Companies, like individuals, don’t want to pay more tax than necessary. You and I both take every deduction possible. Corporate America is the same; they are simply doing what we want them to do. They are responding to the incentives set out by the Government and making business decisions accordingly. Any discussion of low corporate tax bills must begin with the rules and who writes them.

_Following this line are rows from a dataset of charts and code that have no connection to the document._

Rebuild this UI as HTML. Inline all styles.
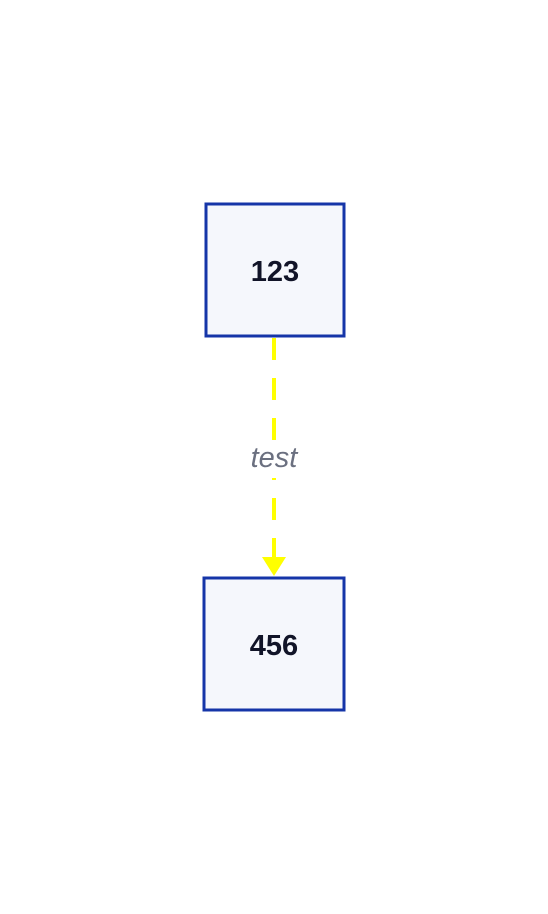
<!DOCTYPE html>
<html><head><meta charset="utf-8"><style>
html,body{margin:0;padding:0;background:#fff;width:548px;height:914px;overflow:hidden}
</style></head><body>
<svg width="548" height="914" viewBox="0 0 548 914">
<rect x="0" y="0" width="548" height="914" fill="#fff"/>
<line x1="274" y1="338" x2="274" y2="558" stroke="#ffff00" stroke-width="4" stroke-dasharray="22,18"/>
<rect x="244" y="440" width="60" height="38" fill="#fff"/>
<text x="274" y="467" text-anchor="middle" font-family="'Liberation Sans',sans-serif" font-style="italic" font-size="29" fill="#6b7080">test</text>
<polygon points="262,557 286,557 274,576" fill="#ffff00"/>
<rect x="206" y="204" width="138" height="132" fill="#f5f7fc" stroke="#1535a8" stroke-width="3"/>
<text x="275" y="281" text-anchor="middle" font-family="'Liberation Sans',sans-serif" font-weight="bold" font-size="29" fill="#111428">123</text>
<rect x="204" y="578" width="140" height="132" fill="#f5f7fc" stroke="#1535a8" stroke-width="3"/>
<text x="274" y="655" text-anchor="middle" font-family="'Liberation Sans',sans-serif" font-weight="bold" font-size="29" fill="#111428">456</text>
</svg>
</body></html>
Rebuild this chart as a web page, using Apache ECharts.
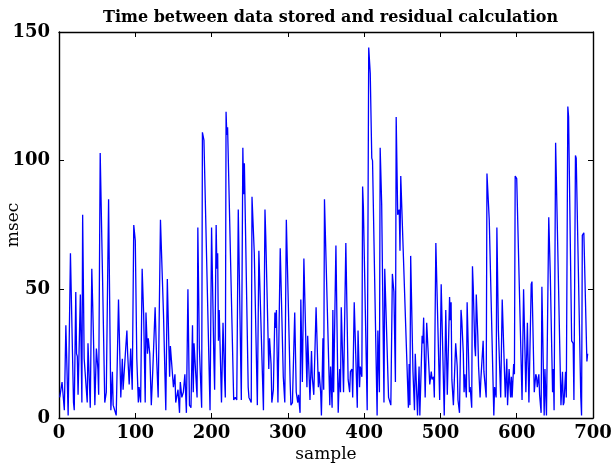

Amazon is criticized from a lot of different angles. That comes with the territory when you capture half of all internet sales. Being the face of corporate America means taking condemnation for the same things other corporations are doing. Anger about how the tax rules are designed and used shouldn’t be levied on Amazon, who is simply responding to incentives the same way you or I would. Perhaps Amazon should be paying more taxes, but the onus should be on the rule-makers rather than the rule-followers.

 

Notes:


For all figures and quotes without a link, the source is Amazon's 2019 10-K annual report:


Note 1:

Amazon includes R&D in its Technology and Content line item, but it doesn't specify exactly what is R&D. Here is everything included in that line item:


“Technology and content costs include payroll and related expenses for employees involved in research and development of new and existing products and services, development, design, and maintenance of our stores, curation and display of products and services made available in our online stores, and infrastructure costs. Infrastructure costs include servers, networking equipment, and data center related depreciation and amortization, rent, utilities, and other expenses necessary to support AWS and other Amazon businesses.”


Note 2:

Repatriated profits were taxed at the old corporate rate of 35% less a credit for foreign taxes already paid on those profits.